Thomas Meyer of Deutsche Bank Research just published a study titled Obituaries are premature. The study provides an overview of what has happened over the past few years and why the current environment is a good entry opportunity. The focus of the study is on buyouts with particular emphasis on activity in Europe.

Excerpt:

The financial crisis is not sparing the private equity industry. High uncertainty and a dearth of debt financing are making acquisitions difficult. The volume of new buyouts has slumped dramatically. The recession is hurting private equity (PE) funds’ highly leveraged portfolio companies particularly hard. Asset write-downs and lower returns are likely. Last year, European buyout funds lost over 25% in value on average.

But obituaries are premature. Two qualities help the private equity industry in the present crisis. Firstly, many (but not all) PE funds have considerable capital reserves. They can use these reserves to support portfolio companies or to seize new investment opportunities. Secondly, more and more companies are in need of restructuring. Here, private equity can leverage its traditional strengths.

Interesting tidbits:

  • The performance of top quartile funds has been higher when GDP growth rates are lower.

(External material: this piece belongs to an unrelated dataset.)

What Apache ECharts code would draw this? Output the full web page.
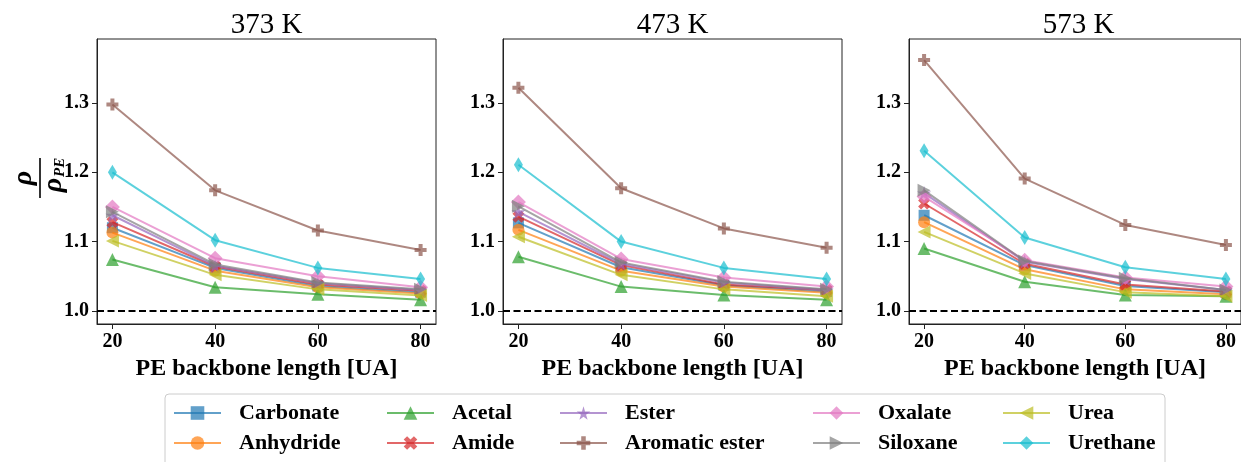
<!DOCTYPE html>
<html>
<head>
<meta charset="utf-8">
<script src="https://cdn.jsdelivr.net/npm/echarts@6/dist/echarts.min.js"></script>
<style>
html,body{margin:0;padding:0;background:#fff;}
#chart{width:1241px;height:462px;}
</style>
</head>
<body>
<div id="chart"></div>
<script>
// ---- data ----
const lengths = [20, 40, 60, 80];
const temperatures = ['373 K', '473 K', '573 K'];
const groups = ['Carbonate', 'Anhydride', 'Acetal', 'Amide', 'Ester', 'Aromatic ester', 'Oxalate', 'Siloxane', 'Urea', 'Urethane'];
const yTicks = [1.0, 1.1, 1.2, 1.3];

const data373 = {
  'Carbonate':      [1.120, 1.062, 1.036, 1.027],
  'Anhydride':      [1.113, 1.058, 1.034, 1.025],
  'Acetal':         [1.074, 1.034, 1.024, 1.016],
  'Amide':          [1.128, 1.064, 1.038, 1.029],
  'Ester':          [1.138, 1.065, 1.040, 1.030],
  'Aromatic ester': [1.298, 1.174, 1.116, 1.088],
  'Oxalate':        [1.150, 1.076, 1.050, 1.034],
  'Siloxane':       [1.143, 1.067, 1.041, 1.031],
  'Urea':           [1.101, 1.052, 1.031, 1.022],
  'Urethane':       [1.200, 1.102, 1.062, 1.046]
};
const data473 = {
  'Carbonate':      [1.127, 1.063, 1.037, 1.028],
  'Anhydride':      [1.117, 1.058, 1.035, 1.026],
  'Acetal':         [1.078, 1.035, 1.023, 1.016],
  'Amide':          [1.136, 1.066, 1.038, 1.030],
  'Ester':          [1.143, 1.068, 1.041, 1.030],
  'Aromatic ester': [1.322, 1.177, 1.119, 1.091],
  'Oxalate':        [1.157, 1.075, 1.048, 1.035],
  'Siloxane':       [1.151, 1.070, 1.042, 1.031],
  'Urea':           [1.107, 1.052, 1.031, 1.021],
  'Urethane':       [1.211, 1.100, 1.062, 1.046]
};
const data573 = {
  'Carbonate':      [1.138, 1.066, 1.036, 1.027],
  'Anhydride':      [1.128, 1.060, 1.031, 1.024],
  'Acetal':         [1.090, 1.042, 1.023, 1.021],
  'Amide':          [1.155, 1.068, 1.038, 1.028],
  'Ester':          [1.170, 1.071, 1.046, 1.030],
  'Aromatic ester': [1.362, 1.191, 1.124, 1.095],
  'Oxalate':        [1.165, 1.073, 1.048, 1.035],
  'Siloxane':       [1.174, 1.072, 1.047, 1.030],
  'Urea':           [1.114, 1.054, 1.027, 1.021],
  'Urethane':       [1.231, 1.106, 1.063, 1.046]
};
const panelData = [data373, data473, data573];

// ---- styles ----
const colors = {
  'Carbonate': '#1f77b4', 'Anhydride': '#ff7f0e', 'Acetal': '#2ca02c', 'Amide': '#d62728',
  'Ester': '#9467bd', 'Aromatic ester': '#8c564b', 'Oxalate': '#e377c2', 'Siloxane': '#7f7f7f',
  'Urea': '#bcbd22', 'Urethane': '#17becf'
};
const starPath = 'path://M50,0 L61,35 L98,35 L68,57 L79,91 L50,70 L21,91 L32,57 L2,35 L39,35 Z';
const xPath = 'path://M0,1 L1,0 L2,1 L3,0 L4,1 L3,2 L4,3 L3,4 L2,3 L1,4 L0,3 L1,2 Z';
const plusPath = 'path://M1,0 L2,0 L2,1 L3,1 L3,2 L2,2 L2,3 L1,3 L1,2 L0,2 L0,1 L1,1 Z';
const markers = {
  'Carbonate': {symbol: 'rect', size: 11, rot: 0},
  'Anhydride': {symbol: 'circle', size: 12, rot: 0},
  'Acetal': {symbol: 'triangle', size: 13, rot: 0},
  'Amide': {symbol: xPath, size: 12, rot: 0},
  'Ester': {symbol: starPath, size: 14, rot: 0},
  'Aromatic ester': {symbol: plusPath, size: 12, rot: 0},
  'Oxalate': {symbol: 'diamond', size: 15, rot: 0},
  'Siloxane': {symbol: 'triangle', size: 13, rot: -90},
  'Urea': {symbol: 'triangle', size: 13, rot: 90},
  'Urethane': {symbol: 'diamond', size: [9, 15], rot: 0}
};

const FONT = "'Liberation Serif', 'DejaVu Serif', serif";
const panelLeft = [97, 503, 909];
const panelW = 339;
const gridTop = 39, gridH = 285;

const grids = [], xAxes = [], yAxes = [], series = [], graphics = [];
panelLeft.forEach((l, p) => {
  grids.push({left: l, top: gridTop, width: panelW, height: gridH, show: true,
    borderColor: '#222', borderWidth: 1, backgroundColor: 'transparent', containLabel: false});
  xAxes.push({type: 'value', gridIndex: p, min: 17, max: 83,
    name: 'PE backbone length [UA]', nameLocation: 'middle', nameGap: 25,
    nameTextStyle: {fontFamily: FONT, fontWeight: 'bold', fontSize: 24, color: '#000', verticalAlign: 'top'},
    axisLine: {show: true, onZero: false, lineStyle: {color: '#222', width: 1}},
    axisTick: {show: true, length: 5, lineStyle: {color: '#222'}, customValues: lengths},
    axisLabel: {show: true, margin: 8, fontFamily: FONT, fontWeight: 'bold', fontSize: 20, color: '#000', customValues: lengths},
    splitLine: {show: false}});
  yAxes.push({type: 'value', gridIndex: p, min: 0.981, max: 1.3925,
    axisLine: {show: true, onZero: false, lineStyle: {color: '#222', width: 1}},
    axisTick: {show: true, length: 5, lineStyle: {color: '#222'}, customValues: yTicks},
    axisLabel: {show: true, margin: 8, fontFamily: FONT, fontWeight: 'bold', fontSize: 20, color: '#000',
      customValues: yTicks, formatter: v => Number(v).toFixed(1)},
    splitLine: {show: false}});
  groups.forEach((g, i) => {
    const m = markers[g];
    const s = {
      name: g, type: 'line', xAxisIndex: p, yAxisIndex: p,
      data: lengths.map((x, k) => [x, panelData[p][g][k]]),
      symbol: m.symbol, symbolSize: m.size, symbolRotate: m.rot, showSymbol: true,
      color: colors[g],
      lineStyle: {width: 2, opacity: 0.7, color: colors[g]},
      itemStyle: {opacity: 0.7, color: colors[g]},
      emphasis: {disabled: true}, animation: false, z: 2 + i * 0.01
    };
    if (i === 0) {
      s.markLine = {silent: true, symbol: ['none', 'none'], label: {show: false},
        lineStyle: {color: '#000', width: 2, type: [7, 3.5], opacity: 1},
        data: [{yAxis: 1.0}], animation: false};
    }
    series.push(s);
  });
  graphics.push({type: 'text', x: l + panelW / 2, y: 25,
    style: {text: temperatures[p], fontFamily: FONT, fontSize: 29, fill: '#000', align: 'center', verticalAlign: 'middle'}});
});

// y-axis label (fraction rho / rho_PE), rotated
graphics.push({type: 'group', x: 40, y: 178, rotation: Math.PI / 2, children: [
  {type: 'text', x: 0, y: -2, style: {text: 'ρ', fontFamily: FONT, fontStyle: 'italic', fontWeight: 'bold', fontSize: 28, fill: '#000', align: 'center', verticalAlign: 'bottom'}},
  {type: 'line', shape: {x1: -20, y1: 0, x2: 20, y2: 0}, style: {stroke: '#000', lineWidth: 1.6}},
  {type: 'text', x: -7, y: 0, style: {text: 'ρ', fontFamily: FONT, fontStyle: 'italic', fontWeight: 'bold', fontSize: 28, fill: '#000', align: 'center', verticalAlign: 'top'}},
  {type: 'text', x: 1, y: 13, style: {text: 'PE', fontFamily: FONT, fontStyle: 'italic', fontWeight: 'bold', fontSize: 15, fill: '#000', align: 'left', verticalAlign: 'top'}}
]});

// legend frame
graphics.push({type: 'rect', shape: {x: 165, y: 394, width: 1000, height: 100, r: 4},
  style: {fill: 'rgba(255,255,255,0.8)', stroke: '#cccccc', lineWidth: 1}, z: 0});

const legendCols = [
  {left: 173, names: ['Carbonate', 'Anhydride']},
  {left: 386, names: ['Acetal', 'Amide']},
  {left: 559, names: ['Ester', 'Aromatic ester']},
  {left: 812, names: ['Oxalate', 'Siloxane']},
  {left: 1002, names: ['Urea', 'Urethane']}
];
const legends = legendCols.map(c => ({
  left: c.left, top: 402, orient: 'vertical', itemWidth: 47, itemHeight: 17, itemGap: 8,
  padding: 0, data: c.names, selectedMode: false,
  textStyle: {fontFamily: FONT, fontWeight: 'bold', fontSize: 22, color: '#000', padding: [0, 0, 0, 13]}
}));

const chart = echarts.init(document.getElementById('chart'), null, {renderer: 'canvas'});
chart.setOption({
  animation: false,
  backgroundColor: '#fff',
  grid: grids, xAxis: xAxes, yAxis: yAxes, series: series,
  legend: legends, graphic: graphics
});
</script>
</body>
</html>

More specifically, funds that started to invest when GDP growth rates were low had higher IRRs than funds that started to invest when GDP growth rates that were high.
  • In 2007, the market value of portfolio companies held by PE firms was equivalent to somewhere between 2 and 3 percent of the total market capitalization of public companies.
  • According to the World Economic Forum’s Global Economic Impact of Private Equity Report, portfolio companies held by PE firms have the best management practices.
  • In 2007, portfolio company sales from one PE firm to another PE firm accounted for over 30 percent of all exits in Europe.
  • The correlation coefficient between the spreads of U.S. LBO loans and high-yield spreads is 0.9.
  • In 2008, deals in China and India accounted for 8 percent of the total number of buyout targets.
  • The study estimates that capital reserves (aka overhang, unfunded commitments) of private equity firms is currently somewhere between $500 and $1,000 billion. This is larger than estimates I have seen elsewhere, but is probably more reflective of the amount of dry powder out there.

Missteps:

  • Some of the analyses focus exclusively on top quartile funds. I very much dislike any analysis that omits 75 percent of the data. There are times where it is useful to study top performers, but it happens all too frequently in PE research. Portfolio managers need to know about the good, the bad, and the ugly.

Bottom line:

This study is an interesting read. The tone is dispassionate which is appropriate for this type of content. I particularly liked that the commentary focuses on the long-term and that it highlights the importance of private equity’s role as a governance instrument.

Hat tip to James Burron for sending me the study.